There were only four of us at fencing: two coaches, me and a small, intermediate foilist marked by a keen determination to learn.
She was practising foil and I was drinking water when the lawyer entered, wearing a pair of her favourite stripey socks. I was delighted. The lawyer is a sabreuse but, being busy with a new job, she hadn't been fencing for a while. I'd suggested on Facebook that she might come along on Saturday but never expected she would. She looked at the new colour-scheme for the corridors: "Hmm: baby-poo and the Exorcist" was her mild comment on the two tones of paint. It seemed as accurate a summary as any, and reassured me that the bright shades in the main hall are cheerful, if extremely bright, by comparison.

I assumed the lawyer had arrived to practise sabre but, as I'd suggested she turn up, she started by fencing epee with me. I had to adjust to fencing a smaller woman - I was out of practice since the chef set off on her Parisien adventure. At the same time, I was beginning to remember to straighten my arm while moving backwards. It was starting to feel right.

The lawyer suggested we fence to 5 and I agreed, wondering, as usual, how badly I would lose. Then I scored the first hit, followed by a double. I began to think that, just possibly, I could win and my mood changed. The lawyer brought the score to 2-2. I pulled ahead to 3-2, then 4-2 - and she caught up. 4-4. The next hit would be the decider, we thought, then hit simultaneously. 5-5. We continued. With a burst of energy, I advanced and somehow, in a scramble of blades, managed the final hit. 6-5.

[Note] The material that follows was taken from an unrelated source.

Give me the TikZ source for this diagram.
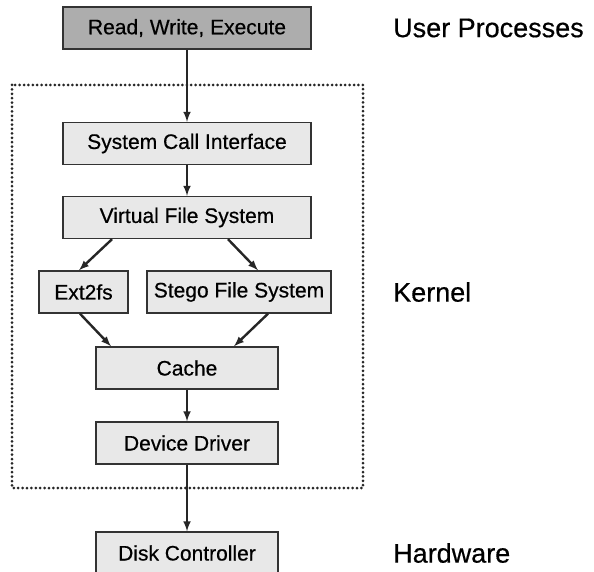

I should point out that I had numerous advantages. The lawyer was out of practice and generously fencing in her third weapon. She had also rushed from home without inserting her contact lenses. When her glasses steamed up, she removed them, so she was probably fencing a white blur. But something had changed for me: I was ready to take advantage and fence for victory. It felt good.

There was a pause. My son rang to announce that Joe had returned home. The small foilist continued to practise with increased determination when her mobile phone rang. It stopped as she reached it. She looked at it - "My ex-husband," she said, with a groan. "Excuse me."

"Tell him you're fighting," the lawyer suggested. We gathered round to listen.

"I was fighting," she said. "With a man." ... "I just stabbed him." .... "In the chest." (We were trying to stifle our laughter by then.) "With a FOIL." She listened some more as we laughed and then, as the call ended, turned to us. "He thought I'd really stabbed someone in a fight." We roared.

I began to fence the other coach as the lawyer practised sabre. There were problems with my grip and my stance and I was opening myself up to attacks. Every so often I was getting through but not often enough and my hits were clumsy. After a while, the coach suggested we fence to 5. He took the first point easily. Once I would have folded at that point but I didn't. Instead I took the next point with a clumsy but effective aggressive hit. He stayed ahead till 3-2. I began to hope. We reached 4-3. He countered my attack easily. 4-4. He'd mentioned that he found it hardest to fence me when I rushed him. I rushed him. There was a clash of blades, he went for me and missed. My hit landed. 5-4. I was the weaker fencer but I'd won ... again.

I didn't win great or important fights and I wasn't against the best epeeists in the club. However I've suddenly found that I have the will to win - something I lacked in the past - and it feels good.

At the end of the morning I fenced the small foilist, marvelling at the lightness of the weapon and trying to remember rules about right of way. She has developed an excellent circular parry - apparently she'd spent much of the morning getting it right.

And so I cycled home to see my son and Joe the cat. Joe had brought a dead bird with him - possibly a supplement to breakfast or a small, unappreciated gift.